Tiene toda la razón Sánchez al decir que el único objetivo de la moción Tamanes es frenar “por cualquier medio” las políticas de reformas progresistas en nuestro país y garantizar que quienes han ostentado el poder en los últimos siglos, probablemente desde 1812 (cuando se frustró la auténtica revolución contra el tradicionalismo absolutista), sigan conservándolo. Lo que realmente da miedo a los poderes fácticos representados por el dúo Abascal/Tamames es el loable esfuerzo realizado por el Gobierno de coalición en subida de salarios, la reforma laboral contra la precariedad, el refuerzo del escudo social con prestaciones como el ingreso mínimo vital, la revalorización de las pensiones, el sostenimiento de la Sanidad pública, las becas para los hijos de los obreros y la lucha contra el cambio climático, entre otros muchos avances. Y por encima de todo, lo que más aterroriza al nuevo franquismo tuneado es que la mujer gane en derechos y avance en igualdad, una conquista social que acabará con el patriarcado machista más temprano que tarde. Pero todo ese discurso presidencial, con ser cierto y real como la vida misma, queda oscurecido, licuado por la retórica vacía y verbalmente violenta de un tipo como Abascal al que le basta con agitar el malestar en la calle por las sucesivas crisis que, como maldiciones bíblicas del capitalismo fracasado, nos han ido cayendo en los últimos años.
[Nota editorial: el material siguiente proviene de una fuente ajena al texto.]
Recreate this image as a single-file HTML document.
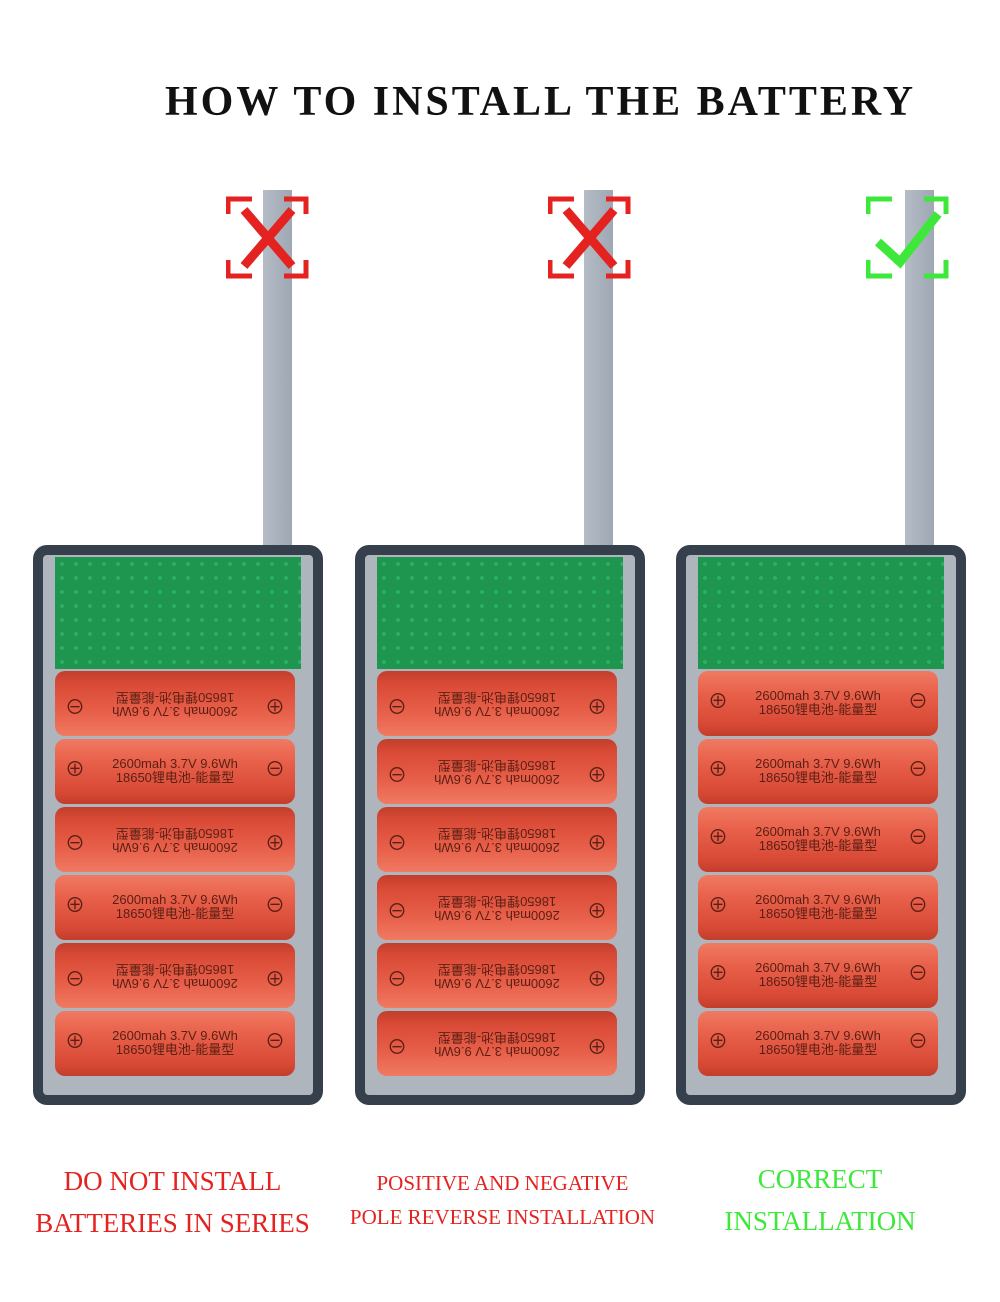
<!DOCTYPE html>
<html><head><meta charset="utf-8"><style>
body{margin:0;width:1000px;height:1302px;background:#fff;position:relative;overflow:hidden;font-family:"Liberation Sans","Noto Sans CJK SC",sans-serif}
.a{position:absolute}
.title{left:165px;width:740px;top:78px;text-align:center;font:bold 42px "Liberation Serif",serif;letter-spacing:3px;color:#111;white-space:nowrap}
.strip{width:29px;top:190px;height:360px;background:linear-gradient(90deg,#b5bcc6,#9ea7b3)}
.box{top:545px;width:290px;height:560px;box-sizing:border-box;border:10px solid #36404c;border-radius:14px;background:#aeb5bd}
.pcb{left:12px;top:2px;width:246px;height:112px;background:#1e9650;background-image:radial-gradient(#2ab060 20%,transparent 21%);background-size:14px 14px}
.bat{left:12px;width:240px;height:65px;border-radius:10px;background:linear-gradient(180deg,#f07a62 0%,#e8604a 35%,#d94a36 80%,#c23e2c 100%);color:#5a1f14;font-size:13px;text-align:center;line-height:14px}
.bat .t{position:absolute;left:0;right:0;top:18px}
.bat .p{position:absolute;top:20px;font-size:20px;line-height:22px}
.f{transform:rotate(180deg)}
.lab{font-family:"Liberation Serif",serif;text-align:center}
</style></head><body>
<div class="a title">HOW TO INSTALL THE BATTERY</div>

<div class="a strip" style="left:263px"></div>
<div class="a strip" style="left:584px"></div>
<div class="a strip" style="left:905px"></div>

<svg class="a" style="left:226px;top:196px" width="84" height="84"><g fill="none" stroke="#e42320" stroke-width="5"><path d="M2 18V3H26M58 3H80V18M2 64V80H26M58 80H80V64"/></g><path d="M18 14L66 70M66 14L18 70" stroke="#e42320" stroke-width="9"/></svg>
<svg class="a" style="left:548px;top:196px" width="84" height="84"><g fill="none" stroke="#e42320" stroke-width="5"><path d="M2 18V3H26M58 3H80V18M2 64V80H26M58 80H80V64"/></g><path d="M18 14L66 70M66 14L18 70" stroke="#e42320" stroke-width="9"/></svg>
<svg class="a" style="left:866px;top:196px" width="84" height="84"><g fill="none" stroke="#3ee83a" stroke-width="5"><path d="M2 18V3H26M58 3H80V18M2 64V80H26M58 80H80V64"/></g><path d="M12 46L34 66L72 18" fill="none" stroke="#3ee83a" stroke-width="9"/></svg>

<div class="a box" style="left:33px">
<div class="a pcb"></div>
<div class="a bat f" style="top:116px"><span class="p" style="left:10px">⊕</span><div class="t">2600mah 3.7V 9.6Wh<br>18650锂电池-能量型</div><span class="p" style="right:10px">⊖</span></div>
<div class="a bat" style="top:184px"><span class="p" style="left:10px">⊕</span><div class="t">2600mah 3.7V 9.6Wh<br>18650锂电池-能量型</div><span class="p" style="right:10px">⊖</span></div>
<div class="a bat f" style="top:252px"><span class="p" style="left:10px">⊕</span><div class="t">2600mah 3.7V 9.6Wh<br>18650锂电池-能量型</div><span class="p" style="right:10px">⊖</span></div>
<div class="a bat" style="top:320px"><span class="p" style="left:10px">⊕</span><div class="t">2600mah 3.7V 9.6Wh<br>18650锂电池-能量型</div><span class="p" style="right:10px">⊖</span></div>
<div class="a bat f" style="top:388px"><span class="p" style="left:10px">⊕</span><div class="t">2600mah 3.7V 9.6Wh<br>18650锂电池-能量型</div><span class="p" style="right:10px">⊖</span></div>
<div class="a bat" style="top:456px"><span class="p" style="left:10px">⊕</span><div class="t">2600mah 3.7V 9.6Wh<br>18650锂电池-能量型</div><span class="p" style="right:10px">⊖</span></div>
</div>

<div class="a box" style="left:355px">
<div class="a pcb"></div>
<div class="a bat f" style="top:116px"><span class="p" style="left:10px">⊕</span><div class="t">2600mah 3.7V 9.6Wh<br>18650锂电池-能量型</div><span class="p" style="right:10px">⊖</span></div>
<div class="a bat f" style="top:184px"><span class="p" style="left:10px">⊕</span><div class="t">2600mah 3.7V 9.6Wh<br>18650锂电池-能量型</div><span class="p" style="right:10px">⊖</span></div>
<div class="a bat f" style="top:252px"><span class="p" style="left:10px">⊕</span><div class="t">2600mah 3.7V 9.6Wh<br>18650锂电池-能量型</div><span class="p" style="right:10px">⊖</span></div>
<div class="a bat f" style="top:320px"><span class="p" style="left:10px">⊕</span><div class="t">2600mah 3.7V 9.6Wh<br>18650锂电池-能量型</div><span class="p" style="right:10px">⊖</span></div>
<div class="a bat f" style="top:388px"><span class="p" style="left:10px">⊕</span><div class="t">2600mah 3.7V 9.6Wh<br>18650锂电池-能量型</div><span class="p" style="right:10px">⊖</span></div>
<div class="a bat f" style="top:456px"><span class="p" style="left:10px">⊕</span><div class="t">2600mah 3.7V 9.6Wh<br>18650锂电池-能量型</div><span class="p" style="right:10px">⊖</span></div>
</div>

<div class="a box" style="left:676px">
<div class="a pcb"></div>
<div class="a bat" style="top:116px"><span class="p" style="left:10px">⊕</span><div class="t">2600mah 3.7V 9.6Wh<br>18650锂电池-能量型</div><span class="p" style="right:10px">⊖</span></div>
<div class="a bat" style="top:184px"><span class="p" style="left:10px">⊕</span><div class="t">2600mah 3.7V 9.6Wh<br>18650锂电池-能量型</div><span class="p" style="right:10px">⊖</span></div>
<div class="a bat" style="top:252px"><span class="p" style="left:10px">⊕</span><div class="t">2600mah 3.7V 9.6Wh<br>18650锂电池-能量型</div><span class="p" style="right:10px">⊖</span></div>
<div class="a bat" style="top:320px"><span class="p" style="left:10px">⊕</span><div class="t">2600mah 3.7V 9.6Wh<br>18650锂电池-能量型</div><span class="p" style="right:10px">⊖</span></div>
<div class="a bat" style="top:388px"><span class="p" style="left:10px">⊕</span><div class="t">2600mah 3.7V 9.6Wh<br>18650锂电池-能量型</div><span class="p" style="right:10px">⊖</span></div>
<div class="a bat" style="top:456px"><span class="p" style="left:10px">⊕</span><div class="t">2600mah 3.7V 9.6Wh<br>18650锂电池-能量型</div><span class="p" style="right:10px">⊖</span></div>
</div>

<div class="a lab" style="left:20px;width:305px;top:1160px;color:#e42320;font-size:27px;line-height:42px">DO NOT INSTALL<br>BATTERIES IN SERIES</div>
<div class="a lab" style="left:335px;width:335px;top:1166px;color:#e42320;font-size:21px;line-height:34px">POSITIVE AND NEGATIVE<br>POLE REVERSE INSTALLATION</div>
<div class="a lab" style="left:680px;width:280px;top:1158px;color:#3ee83a;font-size:27px;line-height:42px">CORRECT<br>INSTALLATION</div>
</body></html>
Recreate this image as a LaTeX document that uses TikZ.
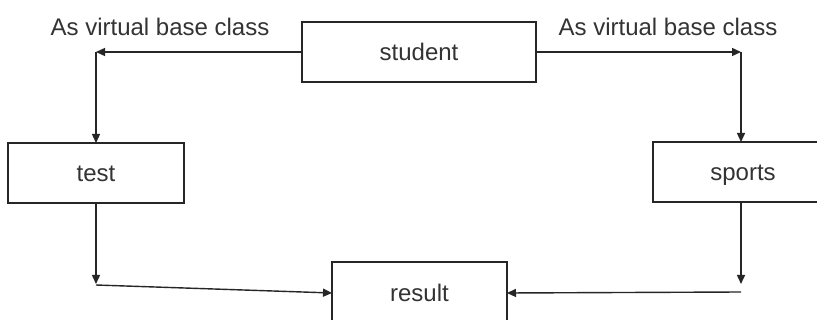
\documentclass[tikz,border=0pt]{standalone}
\usepackage{fontspec}
\setmainfont{Liberation Sans}
\usetikzlibrary{arrows.meta}
\definecolor{ink}{HTML}{262626}
\definecolor{txt}{HTML}{333333}
\begin{document}
\begin{tikzpicture}[x=1pt,y=-1pt,
  classbox/.style={draw=ink,line width=1.4pt,rectangle,inner sep=0pt,outer sep=0pt,
    text=txt,font=\fontsize{24}{28}\selectfont,text height=17pt,text depth=0pt},
  lbl/.style={text=txt,font=\fontsize{24}{28}\selectfont,inner sep=0pt},
  link/.style={draw=ink,line width=1.4pt,-{Triangle[length=9pt,width=8pt]}}]
  \fill[white] (0,0) rectangle (817,320);
  \clip (0,0) rectangle (817,320);
  % classes
  \node[classbox,minimum width=234pt,minimum height=60pt] (student) at (419,52) {student};
  \node[classbox,minimum width=176pt,minimum height=60pt] (test) at (96,173) {test};
  \node[classbox,minimum width=180pt,minimum height=60pt] (sports) at (743,172) {sports\hspace{5pt}};
  \node[classbox,minimum width=175pt,minimum height=62pt] (result) at (419.5,293) {result};
  % captions
  \node[lbl] (capL) at (160,27) {As virtual base class};
  \node[lbl] (capR) at (668,27) {As virtual base class};
  % corner points
  \coordinate (cL) at (96,52);
  \coordinate (cR) at (741,52);
  \coordinate (dL) at (96,284);
  \coordinate (eL) at (96,285);
  \coordinate (dR) at (741,284);
  \coordinate (eR) at (741,292);
  % inheritance links
  \draw[link] (student.west) -- (cL);
  \draw[link] (cL) -- (test.north);
  \draw[link] (student.east) -- (cR);
  \draw[link] (cR) -- (cR |- sports.north);
  \draw[link] (test.south) -- (dL);
  \draw[link] (eL) -- (result.west);
  \draw[link] (dR |- sports.south) -- (dR);
  \draw[link] (eR) -- (result.east);
\end{tikzpicture}
\end{document}
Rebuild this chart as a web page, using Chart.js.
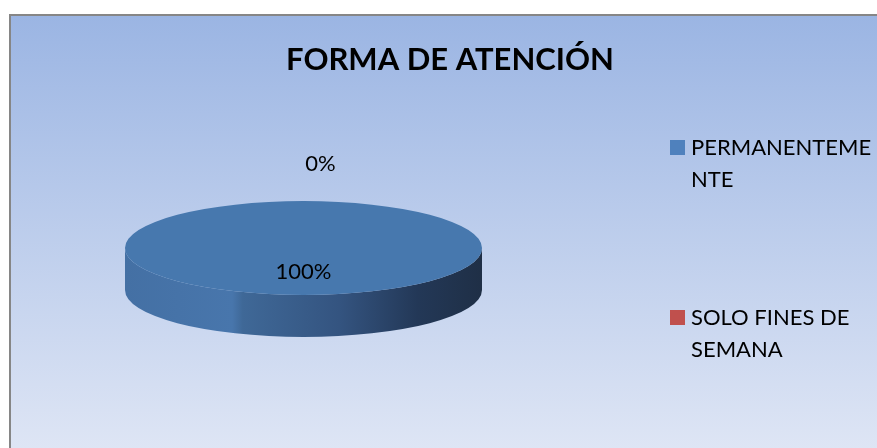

Vox ha conseguido lo que quería con la moción Tamames: minutos de televisión, focos internacionales, poder mediático. Sánchez se ha acercado más a la realidad de la España de hoy que Tamanes con su visión de país rancio, apolillado y distorsionado propio de quienes “levantan mausoleos a mayor gloria del tirano”. El presidente ha estado creíble a la hora de dibujar un país real. ¿Pero a quién le interesa ya la verdad?